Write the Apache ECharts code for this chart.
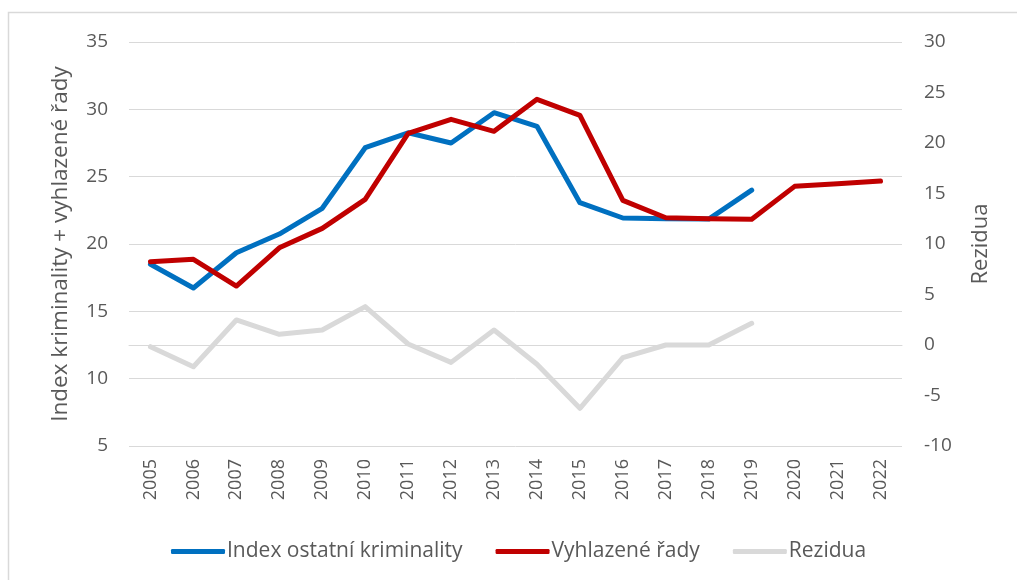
<!DOCTYPE html>
<html>
<head>
<meta charset="utf-8">
<script src="https://cdn.jsdelivr.net/npm/echarts@6/dist/echarts.min.js"></script>
<style>
  html, body { margin: 0; padding: 0; background: #ffffff; }
  #chart { width: 1017px; height: 580px; }
</style>
</head>
<body>
<div id="chart"></div>
<script>
// Years on the category axis
const years = ['2005','2006','2007','2008','2009','2010','2011','2012','2013','2014',
               '2015','2016','2017','2018','2019','2020','2021','2022'];

// Index ostatní kriminality (left axis)
const indexValues = [18.5, 16.73, 19.35, 20.74, 22.65, 27.15, 28.26, 27.5, 29.75, 28.74,
                     23.07, 21.93, 21.88, 21.85, 24.0, null, null, null];

// Vyhlazené řady (left axis)
const smoothedValues = [18.68, 18.86, 16.88, 19.72, 21.16, 23.31, 28.22, 29.26, 28.37, 30.74,
                        29.55, 23.24, 21.95, 21.88, 21.83, 24.28, 24.48, 24.67];

// Rezidua (right axis)
const residualValues = [-0.17, -2.15, 2.48, 1.06, 1.49, 3.8, 0.1, -1.72, 1.49, -1.91,
                        -6.27, -1.25, 0.0, 0.0, 2.15, null, null, null];

const leftTicks = { min: 5, max: 35, interval: 5 };
const rightTicks = { min: -10, max: 30, interval: 5 };

const FONT = 'Open Sans';
const TEXT = '#595959';

const chart = echarts.init(document.getElementById('chart'), null, { renderer: 'canvas' });

chart.setOption({
  animation: false,
  backgroundColor: '#ffffff',
  textStyle: { fontFamily: FONT },
  // chart-area frame: top and left edges
  graphic: [{
    type: 'polyline',
    shape: { points: [[8.5, 580], [8.5, 12.5], [1017, 12.5]] },
    style: { fill: 'none', stroke: '#d9d9d9', lineWidth: 1.5 },
    silent: true
  }],
  grid: { left: 129, right: 115, top: 42, bottom: 134 },
  legend: {
    left: 166,
    top: 536,
    itemGap: 33,
    itemWidth: 54,
    itemHeight: 5,
    icon: 'roundRect',
    textStyle: { fontFamily: FONT, fontSize: 21, color: TEXT, padding: [0, 0, 0, -3] },
    data: ['Index ostatní kriminality', 'Vyhlazené řady', 'Rezidua']
  },
  xAxis: {
    type: 'category',
    data: years,
    boundaryGap: true,
    axisLine: { show: true, lineStyle: { color: '#d9d9d9', width: 1 } },
    axisTick: { show: false },
    axisLabel: { rotate: 90, fontSize: 18, color: TEXT, margin: 13, fontFamily: FONT }
  },
  yAxis: [{
    type: 'value',
    position: 'left',
    min: leftTicks.min, max: leftTicks.max, interval: leftTicks.interval,
    name: 'Index kriminality + vyhlazené řady',
    nameLocation: 'middle',
    nameRotate: 90,
    nameGap: 57,
    nameTextStyle: { fontSize: 22.5, color: TEXT, fontFamily: FONT },
    axisLine: { show: false },
    axisTick: { show: false },
    axisLabel: { fontSize: 19, color: TEXT, margin: 21, fontFamily: FONT },
    splitLine: { show: true, lineStyle: { color: '#d9d9d9', width: 1 } }
  }, {
    type: 'value',
    position: 'right',
    min: rightTicks.min, max: rightTicks.max, interval: rightTicks.interval,
    name: 'Rezidua',
    nameLocation: 'middle',
    nameRotate: 90,
    nameGap: 68,
    nameTextStyle: { fontSize: 22, color: TEXT, fontFamily: FONT },
    axisLine: { show: false },
    axisTick: { show: false },
    axisLabel: { fontSize: 19, color: TEXT, margin: 22, fontFamily: FONT },
    splitLine: { show: false }
  }],
  series: [{
    name: 'Rezidua',
    type: 'line',
    yAxisIndex: 1,
    data: residualValues,
    symbol: 'none',
    lineStyle: { color: '#d9d9d9', width: 5, cap: 'round', join: 'round' },
    itemStyle: { color: '#d9d9d9' }
  }, {
    name: 'Index ostatní kriminality',
    type: 'line',
    yAxisIndex: 0,
    data: indexValues,
    symbol: 'none',
    lineStyle: { color: '#0070c0', width: 5, cap: 'round', join: 'round' },
    itemStyle: { color: '#0070c0' }
  }, {
    name: 'Vyhlazené řady',
    type: 'line',
    yAxisIndex: 0,
    data: smoothedValues,
    symbol: 'none',
    lineStyle: { color: '#c00000', width: 5, cap: 'round', join: 'round' },
    itemStyle: { color: '#c00000' }
  }]
});
</script>
</body>
</html>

============

● **Task description**
Every line above should be returned exactly; the pictures stay out.

● **Solution for this problem**
Write the Apache ECharts code for this chart.
<!DOCTYPE html>
<html>
<head>
<meta charset="utf-8">
<script src="https://cdn.jsdelivr.net/npm/echarts@6/dist/echarts.min.js"></script>
<style>
  html, body { margin: 0; padding: 0; background: #ffffff; }
  #chart { width: 1017px; height: 580px; }
</style>
</head>
<body>
<div id="chart"></div>
<script>
// Years on the category axis
const years = ['2005','2006','2007','2008','2009','2010','2011','2012','2013','2014',
               '2015','2016','2017','2018','2019','2020','2021','2022'];

// Index ostatní kriminality (left axis)
const indexValues = [18.5, 16.73, 19.35, 20.74, 22.65, 27.15, 28.26, 27.5, 29.75, 28.74,
                     23.07, 21.93, 21.88, 21.85, 24.0, null, null, null];

// Vyhlazené řady (left axis)
const smoothedValues = [18.68, 18.86, 16.88, 19.72, 21.16, 23.31, 28.22, 29.26, 28.37, 30.74,
                        29.55, 23.24, 21.95, 21.88, 21.83, 24.28, 24.48, 24.67];

// Rezidua (right axis)
const residualValues = [-0.17, -2.15, 2.48, 1.06, 1.49, 3.8, 0.1, -1.72, 1.49, -1.91,
                        -6.27, -1.25, 0.0, 0.0, 2.15, null, null, null];

const leftTicks = { min: 5, max: 35, interval: 5 };
const rightTicks = { min: -10, max: 30, interval: 5 };

const FONT = 'Open Sans';
const TEXT = '#595959';

const chart = echarts.init(document.getElementById('chart'), null, { renderer: 'canvas' });

chart.setOption({
  animation: false,
  backgroundColor: '#ffffff',
  textStyle: { fontFamily: FONT },
  // chart-area frame: top and left edges
  graphic: [{
    type: 'polyline',
    shape: { points: [[8.5, 580], [8.5, 12.5], [1017, 12.5]] },
    style: { fill: 'none', stroke: '#d9d9d9', lineWidth: 1.5 },
    silent: true
  }],
  grid: { left: 129, right: 115, top: 42, bottom: 134 },
  legend: {
    left: 166,
    top: 536,
    itemGap: 33,
    itemWidth: 54,
    itemHeight: 5,
    icon: 'roundRect',
    textStyle: { fontFamily: FONT, fontSize: 21, color: TEXT, padding: [0, 0, 0, -3] },
    data: ['Index ostatní kriminality', 'Vyhlazené řady', 'Rezidua']
  },
  xAxis: {
    type: 'category',
    data: years,
    boundaryGap: true,
    axisLine: { show: true, lineStyle: { color: '#d9d9d9', width: 1 } },
    axisTick: { show: false },
    axisLabel: { rotate: 90, fontSize: 18, color: TEXT, margin: 13, fontFamily: FONT }
  },
  yAxis: [{
    type: 'value',
    position: 'left',
    min: leftTicks.min, max: leftTicks.max, interval: leftTicks.interval,
    name: 'Index kriminality + vyhlazené řady',
    nameLocation: 'middle',
    nameRotate: 90,
    nameGap: 57,
    nameTextStyle: { fontSize: 22.5, color: TEXT, fontFamily: FONT },
    axisLine: { show: false },
    axisTick: { show: false },
    axisLabel: { fontSize: 19, color: TEXT, margin: 21, fontFamily: FONT },
    splitLine: { show: true, lineStyle: { color: '#d9d9d9', width: 1 } }
  }, {
    type: 'value',
    position: 'right',
    min: rightTicks.min, max: rightTicks.max, interval: rightTicks.interval,
    name: 'Rezidua',
    nameLocation: 'middle',
    nameRotate: 90,
    nameGap: 68,
    nameTextStyle: { fontSize: 22, color: TEXT, fontFamily: FONT },
    axisLine: { show: false },
    axisTick: { show: false },
    axisLabel: { fontSize: 19, color: TEXT, margin: 22, fontFamily: FONT },
    splitLine: { show: false }
  }],
  series: [{
    name: 'Rezidua',
    type: 'line',
    yAxisIndex: 1,
    data: residualValues,
    symbol: 'none',
    lineStyle: { color: '#d9d9d9', width: 5, cap: 'round', join: 'round' },
    itemStyle: { color: '#d9d9d9' }
  }, {
    name: 'Index ostatní kriminality',
    type: 'line',
    yAxisIndex: 0,
    data: indexValues,
    symbol: 'none',
    lineStyle: { color: '#0070c0', width: 5, cap: 'round', join: 'round' },
    itemStyle: { color: '#0070c0' }
  }, {
    name: 'Vyhlazené řady',
    type: 'line',
    yAxisIndex: 0,
    data: smoothedValues,
    symbol: 'none',
    lineStyle: { color: '#c00000', width: 5, cap: 'round', join: 'round' },
    itemStyle: { color: '#c00000' }
  }]
});
</script>
</body>
</html>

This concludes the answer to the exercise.